**EXERCISE REQUIREMENTS**
Transcribe the lines below verbatim, skipping the images.
** begin INFORMATION SUPPLIED **
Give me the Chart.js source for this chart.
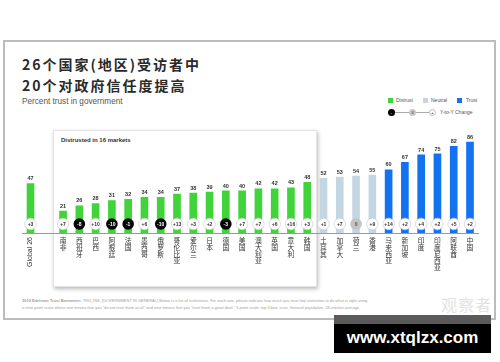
<!DOCTYPE html>
<html><head><meta charset="utf-8">
<script src="https://cdn.jsdelivr.net/npm/chart.js@4"></script>
<style>
html,body{margin:0;padding:0;background:#fff;}
body{width:500px;height:362px;position:relative;overflow:hidden;font-family:"Liberation Sans",Arial,sans-serif;}
.frame{position:absolute;left:3px;top:40px;width:489px;height:276px;border:2px solid #bcbcbc;}
.t1,.t2{position:absolute;left:22px;font-family:"Noto Sans CJK SC";font-weight:bold;font-size:14px;letter-spacing:2px;color:#2a2a2a;line-height:20px;white-space:nowrap;}
.t1{top:54px}.t2{top:75px}
.sub{position:absolute;left:22px;top:96px;font-size:8.2px;color:#555;line-height:11px;white-space:nowrap;}
.inset{position:absolute;left:53px;top:130px;width:262px;height:155px;background:#fff;border:1px solid #e4e4e4;box-shadow:1px 2px 4px rgba(0,0,0,0.28);}
.inset .h{position:absolute;left:7px;top:6px;font-size:6px;font-weight:bold;color:#333;white-space:nowrap;}
canvas{position:absolute;left:0;top:0;}
.small{position:absolute;transform:scale(0.5);transform-origin:0 0;white-space:nowrap;}
.lg{font-size:10px;color:#555;line-height:12px;}
.sq{position:absolute;width:5px;height:5px;}
.circ{position:absolute;width:7px;height:7px;border-radius:50%;box-sizing:border-box;}
.circ span{position:absolute;left:0;top:0;width:14px;height:14px;line-height:14px;text-align:center;font-size:8px;font-weight:bold;transform:scale(0.5);transform-origin:0 0;}
.ln{position:absolute;height:1px;background:#aaa;top:112px;}
.foot{font-size:8px;color:#a0a0a0;line-height:10px;}
.wm{position:absolute;left:441px;top:293px;font-family:"Noto Sans CJK SC";font-size:16px;color:#e2e2e2;letter-spacing:1px;line-height:22px;}
.bk1{position:absolute;left:334px;top:315px;width:157px;height:9px;background:#5a5a5a;}
.bk2{position:absolute;left:334px;top:324px;width:157px;height:29px;background:#000;color:#fff;font-weight:bold;font-size:17px;line-height:27px;text-align:center;}
</style></head>
<body>
<div class="frame"></div>
<div class="t1">26个国家(地区)受访者中</div>
<div class="t2">20个对政府信任度提高</div>
<div class="sub">Percent trust in government</div>

<div class="sq" style="left:388px;top:97.5px;background:#40d33a"></div>
<div class="small lg" style="left:396px;top:97px">Distrust</div>
<div class="sq" style="left:423px;top:97.5px;background:#c3d6e1"></div>
<div class="small lg" style="left:431px;top:97px">Neutral</div>
<div class="sq" style="left:457px;top:97.5px;background:#1272f2"></div>
<div class="small lg" style="left:466px;top:97px">Trust</div>

<div class="ln" style="left:395px;width:14px"></div>
<div class="ln" style="left:415px;width:14px"></div>
<div class="circ" style="left:388px;top:108.5px;background:#000"><span style="color:#fff">-</span></div>
<div class="circ" style="left:408.5px;top:108.5px;background:#c8c8c8"><span style="color:#666">0</span></div>
<div class="circ" style="left:428.5px;top:108.5px;background:#fff;border:0.6px solid #bbb"><span style="color:#444;left:-0.6px;top:-0.6px">+</span></div>
<div class="small lg" style="left:440px;top:109px">Y-to-Y Change</div>

<div class="inset"><div class="h">Distrusted in 16 markets</div></div>

<div class="small foot" style="left:22px;top:298px"><b>2019 Edelman Trust Barometer.</b> TRU_INS. [GOVERNMENT IN GENERAL] Below is a list of institutions. For each one, please indicate how much you trust that institution to do what is right using</div>
<div class="small foot" style="left:22px;top:305px">a nine-point scale where one means that you “do not trust them at all” and nine means that you “trust them a great deal.” 9-point scale; top 4 box, trust. General population, 26-market average.</div>
<div class="wm">观察者</div>

<canvas id="c" width="500" height="362"></canvas>

<div class="bk1"></div>
<div class="bk2">www.xtqlzx.com</div>

<script>
const categories = ['Global 26', '', '南非', '西班牙', '巴西', '阿根廷', '法国', '墨西哥', '俄罗斯', '哥伦比亚', '爱尔兰', '日本', '德国', '美国', '澳大利亚', '英国', '意大利', '韩国', '土耳其', '加拿大', '荷兰', '香港', '马来西亚', '新加坡', '印度', '印度尼西亚', '阿联酋', '中国'];
const trustValues = [47, null, 21, 26, 28, 31, 32, 34, 34, 37, 38, 39, 40, 40, 42, 42, 43, 48, 52, 53, 54, 55, 60, 67, 74, 75, 82, 86];
const yoyChange = [3, null, 7, -8, 10, -10, -1, 6, -10, 13, 3, 2, -3, 7, 7, 6, 16, 3, 1, 7, 0, 9, 14, 2, 4, 2, 5, 2];

const COLORS = {distrust:'#40d33a', neutral:'#c3d6e1', trust:'#1272f2'};
function barColor(v){ if (v == null) return 'rgba(0,0,0,0)'; return v < 50 ? COLORS.distrust : (v < 60 ? COLORS.neutral : COLORS.trust); }
const stackedLabels = categories.map((s, i) => i < 2 ? '' : Array.from(s));

const overlay = {
  id: 'overlay',
  afterDatasetsDraw(chart){
    const ctx = chart.ctx;
    const meta = chart.getDatasetMeta(0);
    meta.data.forEach((bar, i) => {
      const v = trustValues[i];
      if (v == null) return;
      ctx.save();
      ctx.font = 'bold 5.5px "Liberation Sans"';
      ctx.fillStyle = '#333';
      ctx.textAlign = 'center';
      ctx.textBaseline = 'alphabetic';
      ctx.fillText(String(v), bar.x, bar.y - 3);
      const c = yoyChange[i];
      const cy = bar.base - 9;
      ctx.beginPath();
      ctx.arc(bar.x, cy, 5.8, 0, Math.PI * 2);
      let fill = '#fff', txt = '#333';
      if (c < 0) { fill = '#050505'; txt = '#fff'; }
      else if (c === 0) { fill = '#c4c4c4'; txt = '#555'; }
      ctx.fillStyle = fill;
      ctx.fill();
      if (c > 0) { ctx.lineWidth = 0.7; ctx.strokeStyle = '#d0d0d0'; ctx.stroke(); }
      ctx.fillStyle = txt;
      ctx.font = 'bold 5px "Liberation Sans"';
      ctx.textBaseline = 'middle';
      ctx.fillText(c > 0 ? '+' + c : String(c), bar.x, cy + 0.3);
      ctx.restore();
    });
    const x = chart.scales.x.getPixelForValue(0);
    ctx.save();
    ctx.translate(x, chart.chartArea.bottom + 4);
    ctx.rotate(-Math.PI / 2);
    ctx.textAlign = 'right';
    ctx.textBaseline = 'middle';
    ctx.font = '7px "Liberation Sans"';
    ctx.fillStyle = '#333';
    ctx.fillText(categories[0], 0, 0);
    ctx.restore();
  }
};

new Chart(document.getElementById('c'), {
  type: 'bar',
  data: {
    labels: stackedLabels,
    datasets: [{
      data: trustValues,
      backgroundColor: trustValues.map(barColor),
      borderWidth: 0,
      barPercentage: 0.47,
      categoryPercentage: 1
    }]
  },
  options: {
    responsive: false,
    devicePixelRatio: 1,
    animation: false,
    layout: { padding: { left: 22.36, right: 21.86, top: 127, bottom: 0 } },
    plugins: { legend: { display: false }, tooltip: { enabled: false }, title: { display: false } },
    scales: {
      x: {
        type: 'category',
        offset: true,
        grid: { display: false, drawTicks: false },
        border: { display: true, color: '#9a9a9a', width: 1 },
        ticks: {
          autoSkip: false, maxRotation: 0, minRotation: 0, padding: 4,
          color: '#333',
          font: { family: '"Noto Sans CJK SC"', size: 6.8, lineHeight: 1.0 }
        },
        afterFit: (scale) => { scale.height = 129; }
      },
      y: { display: false, min: 0, max: 100 }
    }
  },
  plugins: [overlay]
});
</script>
</body></html>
** end INFORMATION SUPPLIED **
**ANSWER TO THIS PROBLEM**
Give me the Chart.js source for this chart.
<!DOCTYPE html>
<html><head><meta charset="utf-8">
<script src="https://cdn.jsdelivr.net/npm/chart.js@4"></script>
<style>
html,body{margin:0;padding:0;background:#fff;}
body{width:500px;height:362px;position:relative;overflow:hidden;font-family:"Liberation Sans",Arial,sans-serif;}
.frame{position:absolute;left:3px;top:40px;width:489px;height:276px;border:2px solid #bcbcbc;}
.t1,.t2{position:absolute;left:22px;font-family:"Noto Sans CJK SC";font-weight:bold;font-size:14px;letter-spacing:2px;color:#2a2a2a;line-height:20px;white-space:nowrap;}
.t1{top:54px}.t2{top:75px}
.sub{position:absolute;left:22px;top:96px;font-size:8.2px;color:#555;line-height:11px;white-space:nowrap;}
.inset{position:absolute;left:53px;top:130px;width:262px;height:155px;background:#fff;border:1px solid #e4e4e4;box-shadow:1px 2px 4px rgba(0,0,0,0.28);}
.inset .h{position:absolute;left:7px;top:6px;font-size:6px;font-weight:bold;color:#333;white-space:nowrap;}
canvas{position:absolute;left:0;top:0;}
.small{position:absolute;transform:scale(0.5);transform-origin:0 0;white-space:nowrap;}
.lg{font-size:10px;color:#555;line-height:12px;}
.sq{position:absolute;width:5px;height:5px;}
.circ{position:absolute;width:7px;height:7px;border-radius:50%;box-sizing:border-box;}
.circ span{position:absolute;left:0;top:0;width:14px;height:14px;line-height:14px;text-align:center;font-size:8px;font-weight:bold;transform:scale(0.5);transform-origin:0 0;}
.ln{position:absolute;height:1px;background:#aaa;top:112px;}
.foot{font-size:8px;color:#a0a0a0;line-height:10px;}
.wm{position:absolute;left:441px;top:293px;font-family:"Noto Sans CJK SC";font-size:16px;color:#e2e2e2;letter-spacing:1px;line-height:22px;}
.bk1{position:absolute;left:334px;top:315px;width:157px;height:9px;background:#5a5a5a;}
.bk2{position:absolute;left:334px;top:324px;width:157px;height:29px;background:#000;color:#fff;font-weight:bold;font-size:17px;line-height:27px;text-align:center;}
</style></head>
<body>
<div class="frame"></div>
<div class="t1">26个国家(地区)受访者中</div>
<div class="t2">20个对政府信任度提高</div>
<div class="sub">Percent trust in government</div>

<div class="sq" style="left:388px;top:97.5px;background:#40d33a"></div>
<div class="small lg" style="left:396px;top:97px">Distrust</div>
<div class="sq" style="left:423px;top:97.5px;background:#c3d6e1"></div>
<div class="small lg" style="left:431px;top:97px">Neutral</div>
<div class="sq" style="left:457px;top:97.5px;background:#1272f2"></div>
<div class="small lg" style="left:466px;top:97px">Trust</div>

<div class="ln" style="left:395px;width:14px"></div>
<div class="ln" style="left:415px;width:14px"></div>
<div class="circ" style="left:388px;top:108.5px;background:#000"><span style="color:#fff">-</span></div>
<div class="circ" style="left:408.5px;top:108.5px;background:#c8c8c8"><span style="color:#666">0</span></div>
<div class="circ" style="left:428.5px;top:108.5px;background:#fff;border:0.6px solid #bbb"><span style="color:#444;left:-0.6px;top:-0.6px">+</span></div>
<div class="small lg" style="left:440px;top:109px">Y-to-Y Change</div>

<div class="inset"><div class="h">Distrusted in 16 markets</div></div>

<div class="small foot" style="left:22px;top:298px"><b>2019 Edelman Trust Barometer.</b> TRU_INS. [GOVERNMENT IN GENERAL] Below is a list of institutions. For each one, please indicate how much you trust that institution to do what is right using</div>
<div class="small foot" style="left:22px;top:305px">a nine-point scale where one means that you “do not trust them at all” and nine means that you “trust them a great deal.” 9-point scale; top 4 box, trust. General population, 26-market average.</div>
<div class="wm">观察者</div>

<canvas id="c" width="500" height="362"></canvas>

<div class="bk1"></div>
<div class="bk2">www.xtqlzx.com</div>

<script>
const categories = ['Global 26', '', '南非', '西班牙', '巴西', '阿根廷', '法国', '墨西哥', '俄罗斯', '哥伦比亚', '爱尔兰', '日本', '德国', '美国', '澳大利亚', '英国', '意大利', '韩国', '土耳其', '加拿大', '荷兰', '香港', '马来西亚', '新加坡', '印度', '印度尼西亚', '阿联酋', '中国'];
const trustValues = [47, null, 21, 26, 28, 31, 32, 34, 34, 37, 38, 39, 40, 40, 42, 42, 43, 48, 52, 53, 54, 55, 60, 67, 74, 75, 82, 86];
const yoyChange = [3, null, 7, -8, 10, -10, -1, 6, -10, 13, 3, 2, -3, 7, 7, 6, 16, 3, 1, 7, 0, 9, 14, 2, 4, 2, 5, 2];

const COLORS = {distrust:'#40d33a', neutral:'#c3d6e1', trust:'#1272f2'};
function barColor(v){ if (v == null) return 'rgba(0,0,0,0)'; return v < 50 ? COLORS.distrust : (v < 60 ? COLORS.neutral : COLORS.trust); }
const stackedLabels = categories.map((s, i) => i < 2 ? '' : Array.from(s));

const overlay = {
  id: 'overlay',
  afterDatasetsDraw(chart){
    const ctx = chart.ctx;
    const meta = chart.getDatasetMeta(0);
    meta.data.forEach((bar, i) => {
      const v = trustValues[i];
      if (v == null) return;
      ctx.save();
      ctx.font = 'bold 5.5px "Liberation Sans"';
      ctx.fillStyle = '#333';
      ctx.textAlign = 'center';
      ctx.textBaseline = 'alphabetic';
      ctx.fillText(String(v), bar.x, bar.y - 3);
      const c = yoyChange[i];
      const cy = bar.base - 9;
      ctx.beginPath();
      ctx.arc(bar.x, cy, 5.8, 0, Math.PI * 2);
      let fill = '#fff', txt = '#333';
      if (c < 0) { fill = '#050505'; txt = '#fff'; }
      else if (c === 0) { fill = '#c4c4c4'; txt = '#555'; }
      ctx.fillStyle = fill;
      ctx.fill();
      if (c > 0) { ctx.lineWidth = 0.7; ctx.strokeStyle = '#d0d0d0'; ctx.stroke(); }
      ctx.fillStyle = txt;
      ctx.font = 'bold 5px "Liberation Sans"';
      ctx.textBaseline = 'middle';
      ctx.fillText(c > 0 ? '+' + c : String(c), bar.x, cy + 0.3);
      ctx.restore();
    });
    const x = chart.scales.x.getPixelForValue(0);
    ctx.save();
    ctx.translate(x, chart.chartArea.bottom + 4);
    ctx.rotate(-Math.PI / 2);
    ctx.textAlign = 'right';
    ctx.textBaseline = 'middle';
    ctx.font = '7px "Liberation Sans"';
    ctx.fillStyle = '#333';
    ctx.fillText(categories[0], 0, 0);
    ctx.restore();
  }
};

new Chart(document.getElementById('c'), {
  type: 'bar',
  data: {
    labels: stackedLabels,
    datasets: [{
      data: trustValues,
      backgroundColor: trustValues.map(barColor),
      borderWidth: 0,
      barPercentage: 0.47,
      categoryPercentage: 1
    }]
  },
  options: {
    responsive: false,
    devicePixelRatio: 1,
    animation: false,
    layout: { padding: { left: 22.36, right: 21.86, top: 127, bottom: 0 } },
    plugins: { legend: { display: false }, tooltip: { enabled: false }, title: { display: false } },
    scales: {
      x: {
        type: 'category',
        offset: true,
        grid: { display: false, drawTicks: false },
        border: { display: true, color: '#9a9a9a', width: 1 },
        ticks: {
          autoSkip: false, maxRotation: 0, minRotation: 0, padding: 4,
          color: '#333',
          font: { family: '"Noto Sans CJK SC"', size: 6.8, lineHeight: 1.0 }
        },
        afterFit: (scale) => { scale.height = 129; }
      },
      y: { display: false, min: 0, max: 100 }
    }
  },
  plugins: [overlay]
});
</script>
</body></html>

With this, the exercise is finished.